Exercise details - Each line of the material must be repeated precisely, with the pictures left out.

Data shown -
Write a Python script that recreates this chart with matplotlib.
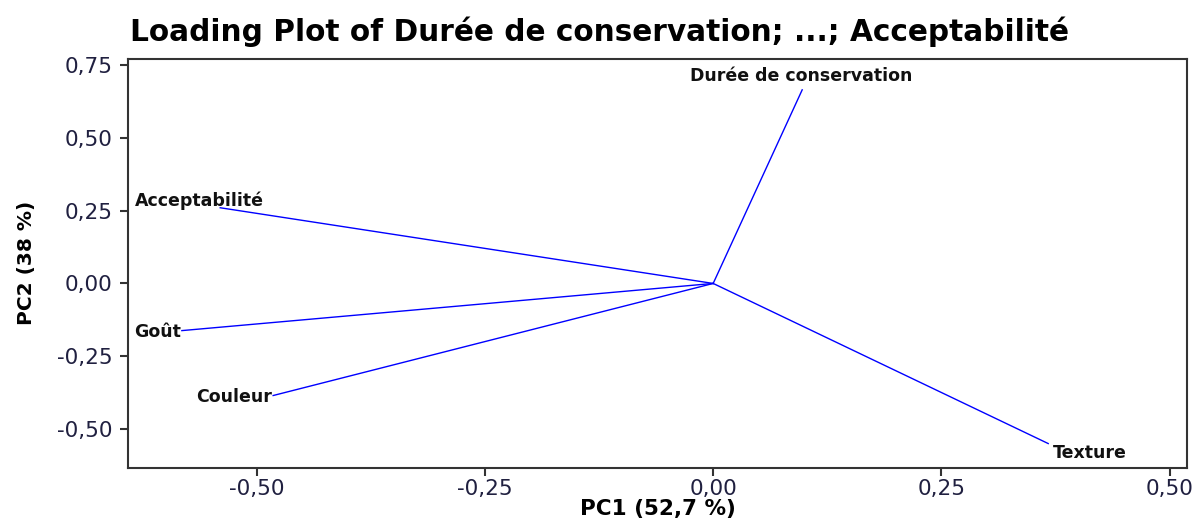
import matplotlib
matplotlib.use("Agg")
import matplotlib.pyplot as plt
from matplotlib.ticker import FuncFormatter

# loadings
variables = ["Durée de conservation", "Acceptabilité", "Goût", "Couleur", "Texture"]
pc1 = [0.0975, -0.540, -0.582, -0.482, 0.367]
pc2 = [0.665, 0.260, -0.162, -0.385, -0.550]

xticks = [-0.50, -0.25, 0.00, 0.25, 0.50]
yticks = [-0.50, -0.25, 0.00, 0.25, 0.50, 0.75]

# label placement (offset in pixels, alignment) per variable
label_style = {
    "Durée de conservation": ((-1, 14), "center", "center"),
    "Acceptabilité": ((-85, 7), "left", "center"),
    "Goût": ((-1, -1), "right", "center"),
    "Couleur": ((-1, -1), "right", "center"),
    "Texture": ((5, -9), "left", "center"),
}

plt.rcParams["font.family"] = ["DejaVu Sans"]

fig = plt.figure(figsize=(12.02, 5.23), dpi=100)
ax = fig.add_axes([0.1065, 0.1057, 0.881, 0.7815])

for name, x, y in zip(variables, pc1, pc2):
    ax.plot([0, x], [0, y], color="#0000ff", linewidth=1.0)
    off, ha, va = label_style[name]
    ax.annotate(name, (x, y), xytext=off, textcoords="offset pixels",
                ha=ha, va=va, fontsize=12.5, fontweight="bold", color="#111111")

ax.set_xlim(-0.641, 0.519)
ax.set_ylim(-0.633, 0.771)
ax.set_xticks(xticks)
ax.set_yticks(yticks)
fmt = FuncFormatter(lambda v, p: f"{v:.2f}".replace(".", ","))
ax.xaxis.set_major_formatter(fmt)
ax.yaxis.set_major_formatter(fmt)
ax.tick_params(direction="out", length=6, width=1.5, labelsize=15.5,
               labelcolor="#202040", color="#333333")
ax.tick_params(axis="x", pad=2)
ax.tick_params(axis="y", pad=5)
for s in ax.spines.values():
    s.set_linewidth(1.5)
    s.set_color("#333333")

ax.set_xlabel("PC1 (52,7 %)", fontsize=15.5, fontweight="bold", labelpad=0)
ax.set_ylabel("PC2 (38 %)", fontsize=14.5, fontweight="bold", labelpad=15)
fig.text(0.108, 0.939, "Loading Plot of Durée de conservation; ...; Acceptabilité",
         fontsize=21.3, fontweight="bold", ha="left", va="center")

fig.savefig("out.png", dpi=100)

Complete output -
Write a Python script that recreates this chart with matplotlib.
import matplotlib
matplotlib.use("Agg")
import matplotlib.pyplot as plt
from matplotlib.ticker import FuncFormatter

# loadings
variables = ["Durée de conservation", "Acceptabilité", "Goût", "Couleur", "Texture"]
pc1 = [0.0975, -0.540, -0.582, -0.482, 0.367]
pc2 = [0.665, 0.260, -0.162, -0.385, -0.550]

xticks = [-0.50, -0.25, 0.00, 0.25, 0.50]
yticks = [-0.50, -0.25, 0.00, 0.25, 0.50, 0.75]

# label placement (offset in pixels, alignment) per variable
label_style = {
    "Durée de conservation": ((-1, 14), "center", "center"),
    "Acceptabilité": ((-85, 7), "left", "center"),
    "Goût": ((-1, -1), "right", "center"),
    "Couleur": ((-1, -1), "right", "center"),
    "Texture": ((5, -9), "left", "center"),
}

plt.rcParams["font.family"] = ["DejaVu Sans"]

fig = plt.figure(figsize=(12.02, 5.23), dpi=100)
ax = fig.add_axes([0.1065, 0.1057, 0.881, 0.7815])

for name, x, y in zip(variables, pc1, pc2):
    ax.plot([0, x], [0, y], color="#0000ff", linewidth=1.0)
    off, ha, va = label_style[name]
    ax.annotate(name, (x, y), xytext=off, textcoords="offset pixels",
                ha=ha, va=va, fontsize=12.5, fontweight="bold", color="#111111")

ax.set_xlim(-0.641, 0.519)
ax.set_ylim(-0.633, 0.771)
ax.set_xticks(xticks)
ax.set_yticks(yticks)
fmt = FuncFormatter(lambda v, p: f"{v:.2f}".replace(".", ","))
ax.xaxis.set_major_formatter(fmt)
ax.yaxis.set_major_formatter(fmt)
ax.tick_params(direction="out", length=6, width=1.5, labelsize=15.5,
               labelcolor="#202040", color="#333333")
ax.tick_params(axis="x", pad=2)
ax.tick_params(axis="y", pad=5)
for s in ax.spines.values():
    s.set_linewidth(1.5)
    s.set_color("#333333")

ax.set_xlabel("PC1 (52,7 %)", fontsize=15.5, fontweight="bold", labelpad=0)
ax.set_ylabel("PC2 (38 %)", fontsize=14.5, fontweight="bold", labelpad=15)
fig.text(0.108, 0.939, "Loading Plot of Durée de conservation; ...; Acceptabilité",
         fontsize=21.3, fontweight="bold", ha="left", va="center")

fig.savefig("out.png", dpi=100)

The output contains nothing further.